Anthropic, much as you hate them, has some of the best mechanistic interpretability researchers and AI wranglers across the entire industry. When they find things, they find things. Your "not scientifically rigorous" is just a flimsy excuse to dismiss the findings that make you deeply uncomfortable.


> This feature fires on actual bugs; it's not just a model pattern matching saying "what a bug hunter may say next".

You don't think a pattern matcher would fire on actual bugs?


Mechanistic interpretability is a joke, supported entirely by non-peer reviewed papers released as marketing material by AI firms.


Some people are still stuck in the “stochastic parrot” phase and see everything regarding LLMs through that lense.


Current LLMs do not think. Just because all models anthropomorphize the repetitive actions a model is looping through does not mean they are truly thinking or reasoning.

On the flip side the idea of this being true has been a very successful indirect marketing campaign.


What does “truly thinking or reasoning” even mean for you?

I don’t think we even have a coherent definition of human intelligence, let alone of non-human ones.


Everyone knows to really think you need to use your fleshy meat brain, everything else is cheating.


Oh, yes. The trope of "but what does it even mean to think".

If you can't speak, can you think? Yes. Large Language model. Thinking is not predicated on language.

A few good starts for you. Please refute all of these arguments in your spare time to convince me otherwise:

* https://machinelearning.apple.com/research/illusion-of-think... * https://archive.is/FM4y8 * https://www.raspberrypi.org/blog/secondary-school-maths-show...


My point was not that I’m 100% convinced that LLMs can think or are intelligent.

My point was that we don’t have a great definition for (human) intelligence either. The articles you posted also don’t seem to be too confident in what human intelligence actually entails.

See https://en.wikipedia.org/wiki/Intelligence

> There is controversy over how to define intelligence.

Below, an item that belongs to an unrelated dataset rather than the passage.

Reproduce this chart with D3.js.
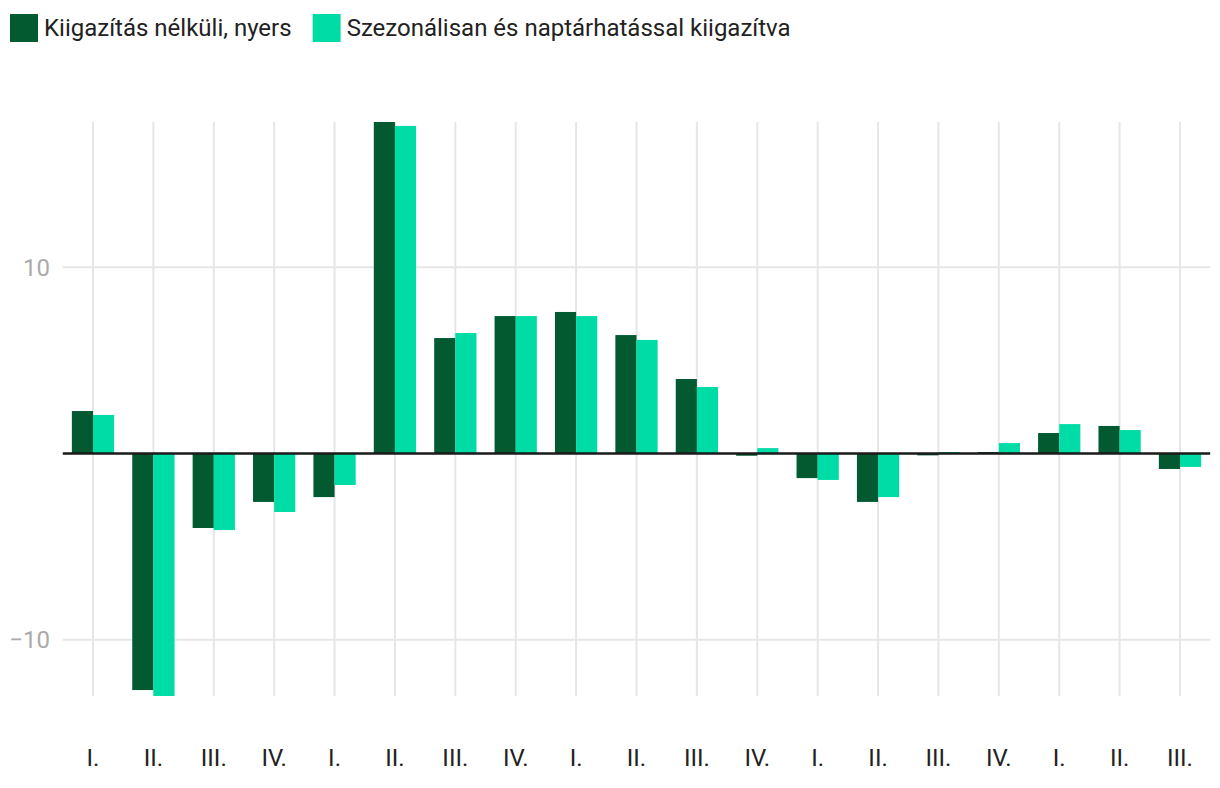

Scholars describe its constituent abilities in various ways, and differ in the degree to which they conceive of intelligence as quantifiable.

Given that an LLM isn’t even human but essentially an alien entity, who can confidently say they are intelligent or not?

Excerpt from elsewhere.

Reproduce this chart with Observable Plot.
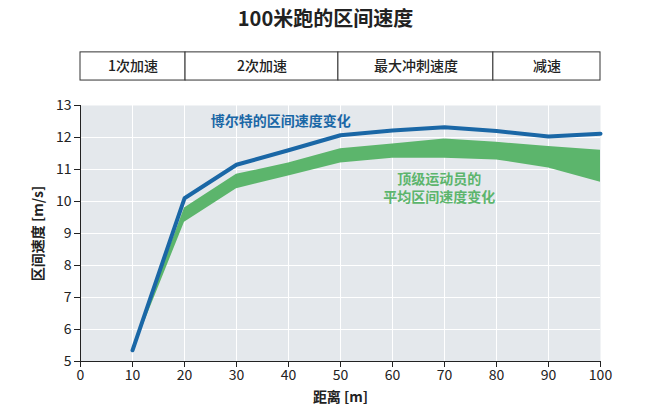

I’m very sceptic of those who are very convinced one or the other way.

Are LLMs intelligent in the way that humans are? I’m quite sure they aren’t.

Are LLMs just stochastic parrots? I don’t find that framing convincing anymore either.

Either way it’s not clear, just check how this topic is discussed daily in most frontpage threads for the last couple of years


Amazing idea and execution, the sort of stuff I wish there was more of on HN.